Ó meu Deus, como me sinto contente por ser
religioso! Desde já Vos agradeço que na morte me fareis ser assistido pelos
queridos confrades da minha Congregação, que terão por único interesse a minha
salvação e me hão de ajudar todos a bem morrer. — Tu, meu irmão, quando te
sentires doente, não esperes que o médico, os teus parentes te digam que te
confesses; fala tu mesmo nisso, visto que, para não te magoarem, os outros não
te avisarão, senão quando estiveres desenganado ou quase desenganado. Faze
desde já o propósito de chamar em primeiro lugar o teu confessor; antes ao
médico da alma que o do corpo. Lembra-te que se trata da alma, que se trata da
eternidade, e que, perdendo-a então, tê-la-ás perdido para sempre,
irremediavelmente.
II. Dispone domui tuae, quia morieris et non
vives — “Dispõe de tua casa, porque morrerás e não viverás”. Vendo
os parentes que o enfermo vai sempre piorando e já se aproxima da morte,
resolvem-se a dar-lhe ou fazer-lhe dar a notícia. — Senhor fulano, esperamos em
Deus, na Santíssima Virgem, que te livrarão desta doença... Mas deve-se morrer
um dia... A tua doença é grave; será bom que ponhas ordem nos negócios de tua
alma. Se tens algum escrúpulo... Enfim, é tempo de receberes os sacramentos, de
te unires a Deus e de te despedires do mundo.
Ah! Que sentirá o enfermo ao receber tal aviso?
Qual não será a sua pena, especialmente se trabalhou muito para ganhar
riquezas, dignidades, honras e prazeres? Se viveu com o coração apegado às
coisas da terra, se por amor destas ofendeu a Deus e agravou a sua consciência?
— Pois que, dirá consigo, já estou tão mal e próximo à morte?... Devo, pois,
dizer adeus ao mundo? Devo abandonar tudo? Esta casa, os meus campos, o meu
emprego, os meus parentes, amigos, sociedades, jogos e divertimentos?... Sim, é
preciso deixar tudo: já aí está o tabelião para escrever a tua última vontade: Deixo...
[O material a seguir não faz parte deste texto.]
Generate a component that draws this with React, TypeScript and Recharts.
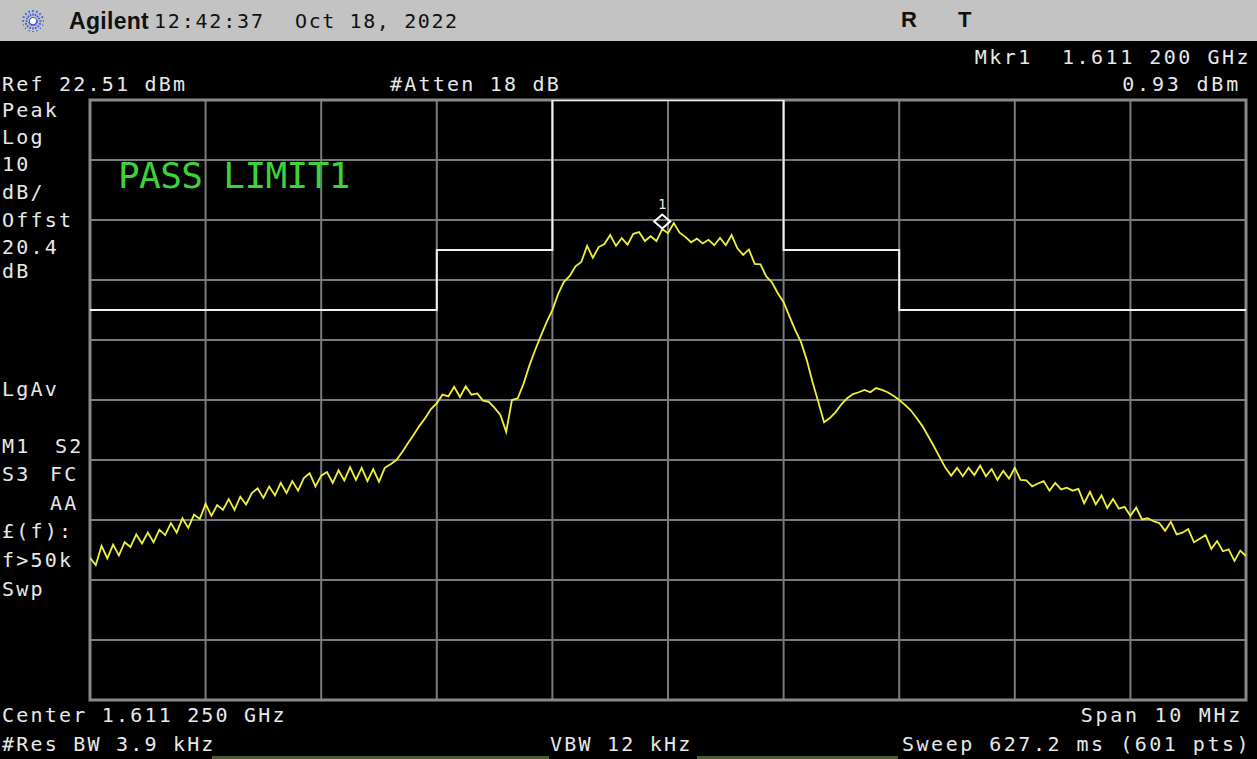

Deixo... Contigo não levarás senão a mortalha, que dentro em breve se
deverá consumir contigo próprio no sepulcro.
Ó Jesus, meu Redentor amabilíssimo, não quero
esperar até à aproximação da morte para me desprender do mundo à força, com
tamanho sentimento e tão grande perigo da salvação eterna; por vosso amor quero
desde já desapegar-me dele voluntariamente e desde já quero ajustar convosco as
contas da minha alma. Reconheço o mal que fiz pospondo a vossa amizade aos bens
tão vis e miseráveis pelos quais Vos desprezei. Arrependo-me de todo o coração
de Vos ter feito tão grande injúria. Ah! No resto de minha vida, não deixeis de
me assistir com a vossa luz e a vossa graça, a fim de conhecer e executar o que
devo fazer para Vos agradar. — Quando o demônio de novo me tentar para Vos
ofender, peço-Vos, ó meu Jesus, que me estendais a vossa mão e não me deixeis
cair no pecado e ficar privado do vosso amor. Amo-Vos, ó bondade infinita,
digna de amor infinito, e espero amar-Vos sempre no tempo e na eternidade. — Ó grande
Mãe de Deus, Maria, obtende-me a santa perseverança. (*II 31.)
----------
(LIGÓRIO, Afonso Maria de. Meditações: Para todos
os Dias e Festas do Ano: Tomo III: Desde a Décima Segunda Semana depois de
Pentecostes até o fim do ano eclesiástico. Friburgo: Herder & Cia, 1922, p. 282- 285.)